Wednesday, December 31, 2014

White Zombie (1932) The First Zombie Film

White Zombie (1932) was independently produced by brothers Victor Halperin and Edward Halperin with Victor Halperin directing. This Pre-Code horror film is considered to be the first feature length zombie film. The screenplay, by Garnett Weston was based on a book by William Seabrook who was an American journalist, occultist, explorer, traveler, and alleged cannibal.

The film featuring Bela Lugosi and former silent film star Madge Bellamy was shot only in eleven days in March 1932 at the Universal Studios lot and Bronson Canyon. The film was a major accomplishment, produced in the worst year of the Great Depression and at a time when independent film makers found it difficult to find distribution, not to mention profits.
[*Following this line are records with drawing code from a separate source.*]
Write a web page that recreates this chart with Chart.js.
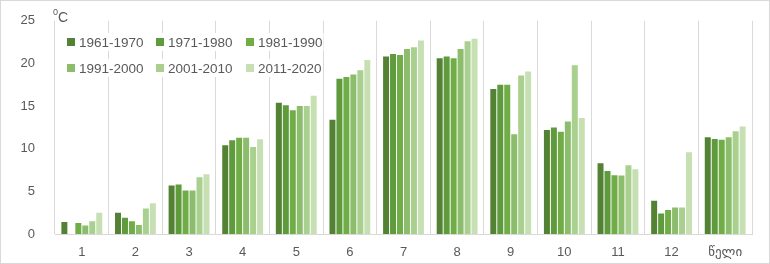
<!DOCTYPE html>
<html>
<head>
<meta charset="utf-8">
<script src="https://cdn.jsdelivr.net/npm/chart.js@4"></script>
<style>
    html, body { margin: 0; padding: 0; background: #fff; }
    #wrap { position: relative; width: 768px; height: 262px; border: 1px solid #d9d9d9; }
</style>
</head>
<body>
<div id="wrap"><canvas id="chart"></canvas></div>
<script>
// ========================================
// Data
// ========================================

const months = ['1', '2', '3', '4', '5', '6', '7', '8', '9', '10', '11', '12', 'წელი'];
const seriesNames = ['1961-1970', '1971-1980', '1981-1990', '1991-2000', '2001-2010', '2011-2020'];
const seriesColors = ['#548235', '#5f9a3d', '#70ad47', '#8cbd6c', '#a9d08e', '#c6e0b4'];

const t1961 = [1.4, 2.5, 5.7, 10.4, 15.4, 13.4, 20.8, 20.6, 17.0, 12.2, 8.3, 3.9, 11.35];
const t1971 = [null, 1.9, 5.8, 11.0, 15.1, 18.2, 21.1, 20.8, 17.5, 12.5, 7.4, 2.4, 11.15];
const t1981 = [1.3, 1.5, 5.1, 11.3, 14.5, 18.4, 21.0, 20.6, 17.5, 12.0, 6.9, 2.8, 11.05];
const t1991 = [1.0, 1.05, 5.1, 11.3, 15.0, 18.7, 21.7, 21.7, 11.7, 13.2, 6.85, 3.1, 11.35];
const t2001 = [1.5, 3.0, 6.65, 10.2, 15.0, 19.2, 21.9, 22.6, 18.6, 19.8, 8.05, 3.1, 12.05];
const t2011 = [2.5, 3.6, 7.0, 11.1, 16.2, 20.4, 22.7, 22.9, 19.05, 13.6, 7.6, 9.6, 12.6];

const seriesValues = [t1961, t1971, t1981, t1991, t2001, t2011];
const yTicks = [0, 5, 10, 15, 20, 25];

const textColor = '#595959';
const fontFamily = '"Liberation Sans", "DejaVu Sans", sans-serif';

// ========================================
// Plugins
// ========================================

const unitLabel = {
    id: 'unitLabel',
    afterDraw(chart) {
        const ctx = chart.ctx;
        ctx.save();
        ctx.fillStyle = textColor;
        ctx.textBaseline = 'alphabetic';
        ctx.font = '9px ' + fontFamily;
        ctx.fillText('0', 52, 14);
        ctx.font = '14px ' + fontFamily;
        ctx.fillText('C', 57, 21);
        ctx.restore();
    }
};

const innerLegend = {
    id: 'innerLegend',
    afterDraw(chart) {
        const ctx = chart.ctx;
        const colX = [66, 155, 245];
        const rowY = [41, 67];
        ctx.save();
        ctx.font = '13.5px ' + fontFamily;
        ctx.textBaseline = 'middle';
        chart.data.datasets.forEach((ds, i) => {
            const x = colX[i % 3];
            const y = rowY[Math.floor(i / 3)];
            ctx.fillStyle = '#fff';
            ctx.fillRect(x - 1, y - 9, ctx.measureText(ds.label).width + 14, 18);
            ctx.fillStyle = ds.backgroundColor;
            ctx.fillRect(x, y - 4, 8, 8);
            ctx.fillStyle = textColor;
            ctx.fillText(ds.label, x + 12, y + 1);
        });
        ctx.restore();
    }
};

// ========================================
// Chart
// ========================================

const datasets = seriesNames.map((name, i) => ({
    label: name,
    data: seriesValues[i],
    backgroundColor: seriesColors[i],
    borderWidth: 0,
    barPercentage: 0.86,
    categoryPercentage: 0.78
}));

new Chart(document.getElementById('chart'), {
    type: 'bar',
    data: { labels: months, datasets: datasets },
    options: {
        responsive: true,
        maintainAspectRatio: false,
        animation: false,
        layout: { padding: { left: 0, right: 17, top: 13, bottom: 0 } },
        plugins: {
            legend: { display: false },
            tooltip: { enabled: false }
        },
        scales: {
            x: {
                grid: { color: '#d9d9d9', lineWidth: 1, offset: true, drawTicks: false },
                border: { color: '#d9d9d9' },
                ticks: { color: textColor, font: { family: fontFamily, size: 13 }, padding: 11 },
                afterFit(scale) { scale.height = 29; }
            },
            y: {
                min: 0,
                max: 25,
                afterBuildTicks(scale) { scale.ticks = yTicks.map(v => ({ value: v })); },
                grid: { display: false },
                border: { display: false },
                ticks: { color: textColor, font: { family: fontFamily, size: 13 }, padding: 12 },
                afterFit(scale) { scale.width = 54; }
            }
        }
    },
    plugins: [innerLegend, unitLabel]
});
</script>
</body>
</html>
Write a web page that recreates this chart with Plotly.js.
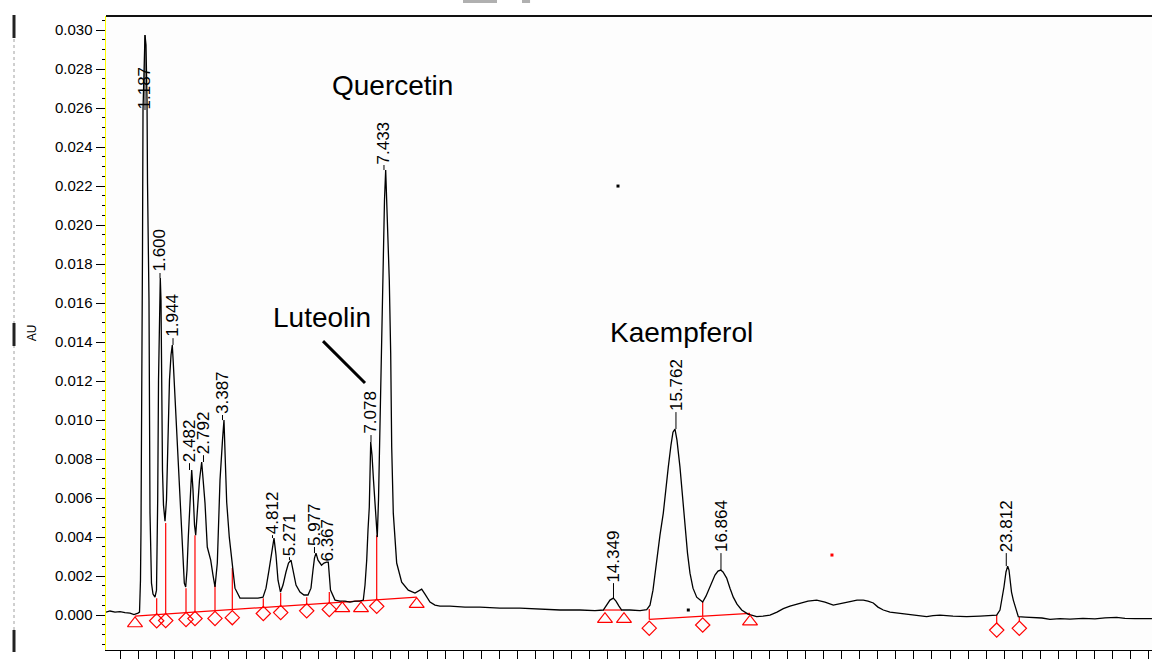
<!DOCTYPE html>
<html><head><meta charset="utf-8">
<script src="https://cdn.plot.ly/plotly-3.0.1.min.js"></script>
<style>html,body{margin:0;padding:0;background:#fff}</style>
</head><body><div id="chart" style="width:1152px;height:663px"></div>
<script>
// Chromatogram trace (time in min, absorbance in AU)
const timeMin = [0.100,0.211,0.350,0.488,0.627,0.765,0.876,0.932,0.987,1.029,1.056,1.070,1.084,1.098,1.112,1.126,1.154,1.181,1.209,1.237,1.251,1.292,1.320,1.361,1.403,1.458,1.500,1.514,1.533,1.556,1.583,1.605,1.625,1.644,1.666,1.694,1.736,1.777,1.819,1.860,1.902,1.938,1.966,2.013,2.060,2.124,2.199,2.271,2.310,2.346,2.382,2.429,2.476,2.512,2.554,2.587,2.637,2.692,2.753,2.798,2.845,2.908,3.003,3.066,3.122,3.186,3.261,3.330,3.371,3.407,3.446,3.518,3.602,3.676,3.815,4.092,4.314,4.453,4.536,4.619,4.702,4.758,4.813,4.869,4.938,5.007,5.090,5.160,5.229,5.284,5.368,5.478,5.589,5.700,5.783,5.839,5.880,5.922,5.978,6.075,6.144,6.213,6.263,6.324,6.449,6.587,6.726,6.865,7.003,7.142,7.233,7.281,7.328,7.364,7.400,7.439,7.475,7.516,7.558,7.621,7.655,7.696,7.724,7.744,7.788,7.821,7.854,7.904,7.954,7.993,8.021,8.065,8.159,8.298,8.481,8.667,8.852,8.944,9.083,9.221,9.360,9.637,10.053,10.469,11.023,11.578,12.132,12.687,13.241,13.657,13.887,13.990,14.073,14.165,14.239,14.322,14.397,14.627,14.905,15.091,15.182,15.265,15.368,15.459,15.551,15.625,15.689,15.764,15.819,15.875,15.930,16.013,16.083,16.152,16.222,16.291,16.374,16.477,16.568,16.643,16.734,16.845,16.984,17.067,17.142,17.206,17.308,17.400,17.491,17.594,17.724,17.899,18.140,18.315,18.509,18.703,18.878,19.063,19.340,19.562,19.803,20.034,20.264,20.505,20.727,20.921,21.096,21.226,21.373,21.503,21.650,21.836,22.113,22.473,22.853,23.028,23.222,23.582,23.962,24.331,24.608,24.794,24.885,24.941,24.996,25.052,25.099,25.135,25.163,25.205,25.255,25.329,25.393,25.579,25.800,26.050,26.271,26.549,26.826,27.186,27.519,27.796,28.120,28.351,28.628,28.905,29.099];
const absorbanceAU = [0.00015,0.00021,0.00015,0.00018,0.00013,0.00010,0.00003,0.00005,0.00010,0.00015,0.00179,0.00436,0.00846,0.01138,0.01872,0.02590,0.02846,0.02974,0.02923,0.02641,0.02215,0.01615,0.00523,0.00164,0.00108,0.00092,0.00128,0.00282,0.00590,0.01205,0.01692,0.01728,0.01615,0.01103,0.00744,0.00564,0.00482,0.00590,0.00846,0.01205,0.01333,0.01385,0.01292,0.01128,0.00964,0.00744,0.00436,0.00164,0.00144,0.00231,0.00400,0.00615,0.00744,0.00641,0.00462,0.00410,0.00538,0.00692,0.00785,0.00692,0.00574,0.00349,0.00282,0.00205,0.00144,0.00267,0.00692,0.00897,0.01000,0.00795,0.00579,0.00400,0.00241,0.00138,0.00087,0.00087,0.00087,0.00092,0.00138,0.00231,0.00344,0.00395,0.00308,0.00179,0.00118,0.00154,0.00221,0.00267,0.00282,0.00231,0.00154,0.00118,0.00103,0.00103,0.00138,0.00231,0.00292,0.00318,0.00282,0.00256,0.00267,0.00272,0.00272,0.00128,0.00077,0.00072,0.00072,0.00067,0.00072,0.00072,0.00077,0.00154,0.00282,0.00436,0.00554,0.00887,0.00820,0.00692,0.00554,0.00400,0.00590,0.01000,0.01308,0.01446,0.01872,0.02128,0.02282,0.02026,0.01718,0.01344,0.00862,0.00523,0.00267,0.00169,0.00128,0.00113,0.00133,0.00108,0.00067,0.00051,0.00046,0.00046,0.00041,0.00041,0.00036,0.00036,0.00031,0.00026,0.00026,0.00023,0.00026,0.00051,0.00077,0.00087,0.00072,0.00046,0.00026,0.00026,0.00023,0.00028,0.00051,0.00128,0.00282,0.00410,0.00523,0.00667,0.00759,0.00872,0.00938,0.00954,0.00897,0.00759,0.00615,0.00451,0.00318,0.00215,0.00138,0.00092,0.00077,0.00067,0.00097,0.00144,0.00205,0.00226,0.00231,0.00221,0.00190,0.00138,0.00092,0.00056,0.00026,0.00005,-0.00008,-0.00005,0.00000,0.00015,0.00033,0.00046,0.00062,0.00072,0.00077,0.00067,0.00051,0.00062,0.00069,0.00077,0.00077,0.00072,0.00062,0.00041,0.00026,0.00015,0.00009,0.00003,-0.00008,-0.00003,0.00000,-0.00005,-0.00008,-0.00005,-0.00003,0.00000,0.00026,0.00077,0.00144,0.00221,0.00251,0.00231,0.00179,0.00118,0.00077,0.00026,-0.00008,-0.00010,-0.00012,-0.00015,-0.00022,-0.00018,-0.00021,-0.00017,-0.00019,-0.00014,-0.00012,-0.00017,-0.00018,-0.00019,-0.00018];

// Peak retention-time labels
const peakLabels  = ['1.187','1.600','1.944','2.482','2.792','3.387','4.812','5.271','5.977','6.367','7.078','7.433','14.349','15.762','16.864','23.812'];
const peakTime    = [1.181,1.597,1.958,2.415,2.803,3.330,4.716,5.187,5.880,6.255,7.447,7.807,14.170,15.902,17.150,25.060];
const peakApexAU  = [0.02974,0.01728,0.01385,0.00744,0.00785,0.01000,0.00395,0.00282,0.00318,0.00272,0.00887,0.02282,0.00087,0.00954,0.00231,0.00251];
const peakLabelAU = [0.02590,0.01754,0.01420,0.00779,0.00820,0.01026,0.00410,0.00297,0.00349,0.00267,0.00923,0.02308,0.00164,0.01041,0.00318,0.00318];

// Integration drop lines
const dropTime  = [1.505,1.755,2.318,2.567,3.122,3.602,4.461,4.943,5.664,6.291,7.605,15.162,16.643,24.794,25.421];
const dropTopAU = [0.00087,0.00472,0.00138,0.00410,0.00154,0.00241,0.00087,0.00113,0.00092,0.00118,0.00410,0.00031,0.00067,0.00000,-0.00010];
const dropBaseAU= [0.00002,0.00005,0.00012,0.00015,0.00022,0.00028,0.00040,0.00046,0.00055,0.00064,0.00080,-0.00022,-0.00006,-0.00041,-0.00033];

// Integration markers
const diamondTime = [1.505,1.755,2.318,2.567,3.122,3.602,4.461,4.943,5.664,6.291,7.605,15.162,16.643,24.794,25.421];
const diamondAU   = [-0.00029,-0.00028,-0.00023,-0.00018,-0.00017,-0.00013,0.00008,0.00013,0.00022,0.00029,0.00045,-0.00067,-0.00051,-0.00077,-0.00068];
const triangleTime = [0.904,6.651,7.170,8.714,13.934,14.461,17.955];
const triangleAU   = [-0.00043,0.00034,0.00034,0.00056,-0.00021,-0.00021,-0.00034];

// Baselines (start/end pairs)
const baseStartTime = [0.904,13.879,15.162];
const baseEndTime   = [8.714,14.406,17.955];
const baseStartAU   = [-0.00005,0.00026,-0.00022];
const baseEndAU     = [0.00092,0.00026,0.00009];

// Compound names
const compoundNames = ['Quercetin','Luteolin','Kaempferol'];
const compoundTime  = [8.043,6.089,16.055];
const compoundAU    = [0.02718,0.01528,0.01451];

// Stray specks in the scan
const speckTime = [14.295,16.244,20.227];
const speckAU   = [0.02200,0.00026,0.00308];
const speckColor= ['#000','#000','#f00'];

function segs(x0s,y0s,x1s,y1s){const X=[],Y=[];for(let i=0;i<x0s.length;i++){X.push(x0s[i],x1s[i],null);Y.push(y0s[i],y1s[i],null);}return {X,Y};}

const drops = segs(dropTime,dropTopAU,dropTime,dropBaseAU);
const bases = segs(baseStartTime,baseStartAU,baseEndTime,baseEndAU);
const ticks = segs(peakTime,peakApexAU,peakTime,peakLabelAU);

const traces = [
  {x:bases.X,y:bases.Y,mode:'lines',line:{color:'#ff0000',width:1.2},hoverinfo:'skip'},
  {x:drops.X,y:drops.Y,mode:'lines',line:{color:'#ff0000',width:1.2},hoverinfo:'skip'},
  {x:timeMin,y:absorbanceAU,mode:'lines',line:{color:'#000',width:1.3}},
  {x:ticks.X,y:ticks.Y,mode:'lines',line:{color:'#000',width:1},hoverinfo:'skip'},
  {x:diamondTime,y:diamondAU,mode:'markers',marker:{symbol:'diamond-open',size:11,color:'#ff0000',line:{width:1.2,color:'#ff0000'}}},
  {x:triangleTime,y:triangleAU,mode:'markers',marker:{symbol:'triangle-up-open',size:13,color:'#ff0000',line:{width:1.2,color:'#ff0000'}}},
  {x:speckTime,y:speckAU,mode:'markers',marker:{symbol:'square',size:3,color:speckColor}}
];

const annotations = [];
peakLabels.forEach((t,i)=>annotations.push({x:peakTime[i],y:peakLabelAU[i],text:t,textangle:-90,showarrow:false,xanchor:'center',yanchor:'bottom',borderpad:0,font:{family:'Liberation Sans, Arial, sans-serif',size:17,color:'#000'}}));
compoundNames.forEach((t,i)=>annotations.push({x:compoundTime[i],y:compoundAU[i],text:t,showarrow:false,xanchor:'center',yanchor:'middle',font:{family:'Liberation Sans, Arial, sans-serif',size:28,color:'#000'}}));

const shapes = [
  // Luteolin pointer
  {type:'line',xref:'x',yref:'y',x0:6.117,y0:0.01405,x1:7.281,y1:0.01190,line:{color:'#000',width:3}},
  // top frame
  {type:'line',xref:'paper',yref:'paper',x0:0,x1:1,y0:1,y1:1,line:{color:'#111',width:2}},
  // left scan artefacts
  {type:'line',xref:'paper',yref:'paper',x0:-0.08795,x1:-0.08795,y0:0.0315,y1:0.9653,line:{color:'#c0c0c0',width:1.5,dash:'dot'}},
  {type:'line',xref:'paper',yref:'paper',x0:-0.08795,x1:-0.08795,y0:0.9653,y1:1.0016,line:{color:'#222',width:3}},
  {type:'line',xref:'paper',yref:'paper',x0:-0.08795,x1:-0.08795,y0:0.4795,y1:0.5158,line:{color:'#222',width:3}},
  {type:'line',xref:'paper',yref:'paper',x0:-0.08795,x1:-0.08795,y0:-0.0032,y1:0.0316,line:{color:'#222',width:3}},
  // cropped title remnants
  {type:'rect',xref:'paper',yref:'paper',x0:0.3413,x1:0.3738,y0:1.0205,y1:1.0252,line:{width:0},fillcolor:'#b0b0b0'},
  {type:'rect',xref:'paper',yref:'paper',x0:0.3977,x1:0.4054,y0:1.0205,y1:1.0252,line:{width:0},fillcolor:'#b0b0b0'}
];

const layout = {
  width:1152,height:663,
  margin:{l:106,r:0,t:16,b:13,pad:0},
  paper_bgcolor:'#ffffff',plot_bgcolor:'#fdfdfd',
  showlegend:false,
  xaxis:{range:[0.1,29.1],showgrid:false,zeroline:false,showline:true,linecolor:'#000',linewidth:1,
         ticks:'outside',tick0:0,dtick:0.5,ticklen:8,tickcolor:'#000',tickwidth:1,showticklabels:false},
  yaxis:{range:[-0.00179,0.03072],showgrid:false,zeroline:false,showline:true,linecolor:'#ffff00',linewidth:1.5,
         ticks:'outside',tick0:0,dtick:0.002,ticklen:9,tickcolor:'#000',tickwidth:1,tickformat:'.3f',
         tickfont:{family:'Liberation Sans, Arial, sans-serif',size:15,color:'#000'},
         minor:{ticks:'outside',dtick:0.0005,ticklen:3,tickcolor:'#000',tickwidth:1,showgrid:false},
         title:{text:'AU',standoff:16,font:{family:'Liberation Sans, Arial, sans-serif',size:12,color:'#000'}}},
  annotations, shapes
};

Plotly.newPlot('chart',traces,layout,{displayModeBar:false,staticPlot:true});
</script></body></html>
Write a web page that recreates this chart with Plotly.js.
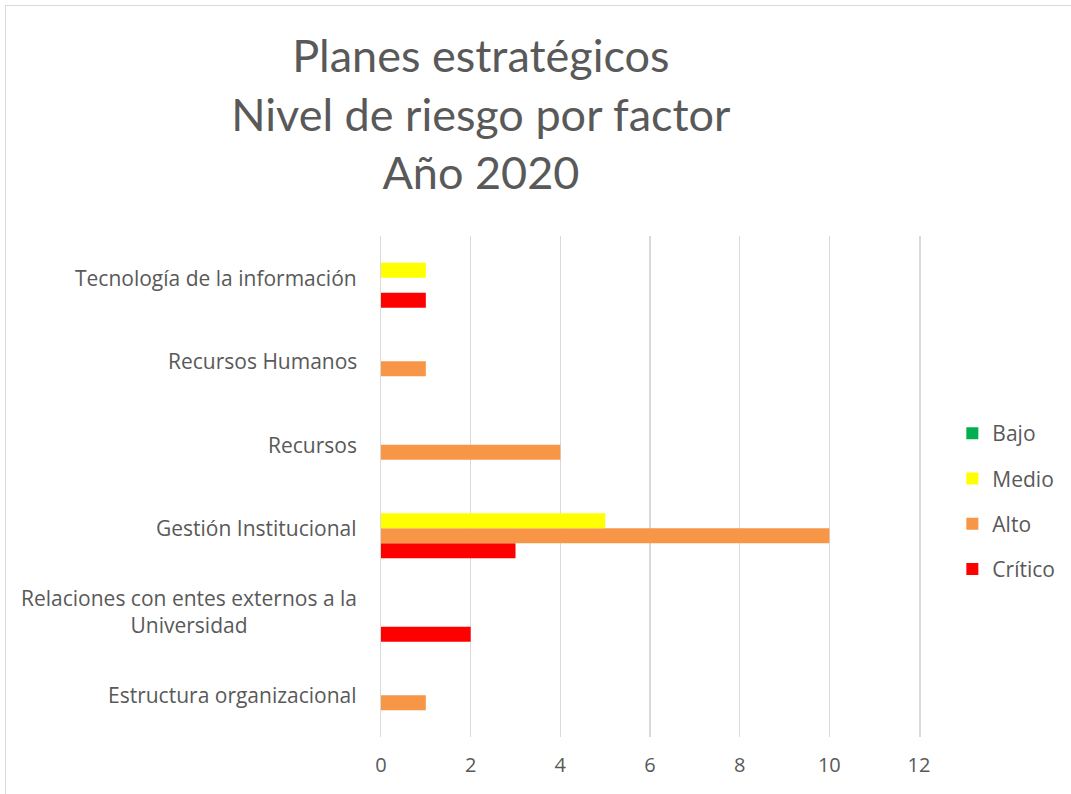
<!DOCTYPE html>
<html>
<head>
<meta charset="utf-8">
<script src="https://cdn.plot.ly/plotly-3.0.1.min.js"></script>
<style>
  html, body { margin: 0; padding: 0; background: #ffffff; overflow: hidden; }
  #frame { position: absolute; left: 5px; top: 5px; width: 1100px; height: 830px; border: 1.5px solid #d9d9d9; }
  #chart { position: absolute; left: 0; top: 0; width: 1071px; height: 794px; }
</style>
</head>
<body>
<div id="frame"></div>
<div id="chart"></div>
<script>
// Categories, bottom to top
const categories = ['Estructura organizacional', 'Relaciones con entes externos a la Universidad', 'Gestión Institucional', 'Recursos', 'Recursos Humanos', 'Tecnología de la información'];
const categoryLabels = ['Estructura organizacional', 'Relaciones con entes externos a la<br>Universidad', 'Gestión Institucional', 'Recursos', 'Recursos Humanos', 'Tecnología de la información'];

const bajo    = [0, 0, 0, 0, 0, 0];
const medio   = [0, 0, 5, 0, 0, 1];
const alto    = [1, 0, 10, 4, 1, 0];
const critico = [0, 2, 3, 0, 0, 1];

const xTicks = [0, 2, 4, 6, 8, 10, 12];

const FONT = '"Open Sans", Lato, sans-serif';
const TITLE_FONT = 'Lato, "Open Sans", sans-serif';
const GREY = '#595959';
const GRID = '#d9d9d9';

function bar(name, values, color, rank) {
  return {
    type: 'bar', orientation: 'h', name: name, legendgroup: name, legendrank: rank,
    y: categories, x: values,
    marker: { color: color, line: { width: 0 } },
    hoverinfo: 'x+name'
  };
}

const data = [
  bar('Crítico', critico, '#ff0000', 4),
  bar('Alto', alto, '#f79646', 3),
  bar('Medio', medio, '#ffff00', 2),
  bar('Bajo', bajo, '#00b050', 1)
];

const annotations = categories.map((c, i) => ({
  xref: 'paper', yref: 'y', x: 0, y: c, xanchor: 'right', yanchor: 'middle',
  xshift: -22, text: categoryLabels[i], showarrow: false, align: 'center',
  font: { family: FONT, size: 21, color: GREY }
}));

const layout = {
  width: 1071, height: 794,
  paper_bgcolor: 'rgba(0,0,0,0)', plot_bgcolor: 'rgba(0,0,0,0)',
  margin: { l: 381, r: 151, t: 236, b: 57, pad: 0 },
  font: { family: FONT, color: GREY },
  title: {
    text: 'Planes estratégicos<br>Nivel de riesgo por factor<br>Año 2020',
    xref: 'container', yref: 'container', x: 0.449, xanchor: 'center',
    y: 1 - 72 / 794, yanchor: 'top',
    font: { family: TITLE_FONT, size: 45, color: GREY }
  },
  barmode: 'group', bargap: 0.28, bargroupgap: 0,
  xaxis: {
    range: [0, 12], tickvals: xTicks, ticktext: xTicks.map(String),
    showgrid: true, gridcolor: GRID, gridwidth: 1.5,
    zeroline: false, showline: false, ticks: '',
    tickfont: { family: FONT, size: 20, color: GREY },
    ticklabelstandoff: 14, fixedrange: true
  },
  yaxis: {
    type: 'category', categoryorder: 'array', categoryarray: categories,
    showticklabels: false, showgrid: false, zeroline: false,
    showline: true, mirror: true, linecolor: GRID, linewidth: 1.5,
    ticks: '', fixedrange: true
  },
  legend: {
    traceorder: 'grouped', tracegroupgap: 15,
    x: 1.06, xanchor: 'left', y: 0.47, yanchor: 'middle',
    font: { family: FONT, size: 21, color: GREY },
    bgcolor: 'rgba(0,0,0,0)', itemclick: false, itemdoubleclick: false
  },
  annotations: annotations,
  showlegend: true
};

Plotly.newPlot('chart', data, layout, { displayModeBar: false, staticPlot: true });
</script>
</body>
</html>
The Halperin brothers, who had no proven track record, needed a named actor to help insure success. They offered Bela Lugosi, who was still enjoying his new found fame from his role as Dracula, a modest salary for a week's work.  It was reported that  Lugosi latter regretted that he had taken the role of "Murder" Legendre for only $800 while the film was a huge box office success.

Author, Kenneth S. Webb’s play "Zombie" opened in New York in February, 1932. The author  sued Edward Halperin and Victor Halperin, the film's producers, for the movie rights. Webb alleged that they had used elements from his play. Fortunately for the Halperins they won the case.

White Zombie (1932) premiered on July 28, 1932 in New York City's Rivoli Theatre. The film was a financial success despite the mixed reviews. Although the zombies portrayed in this film differ greatly from the zombie scene in modern horror stories, White Zombie (1932) started the genre. And while there would be more zombie films to come none would have quite the impact White Zombie (1932) has had.

The film was thought lost until it was rediscovered in the 1960s. It has since gained a cult following among horror fans. Rob Zombie named his first heavy metal band, White Zombie, after the film.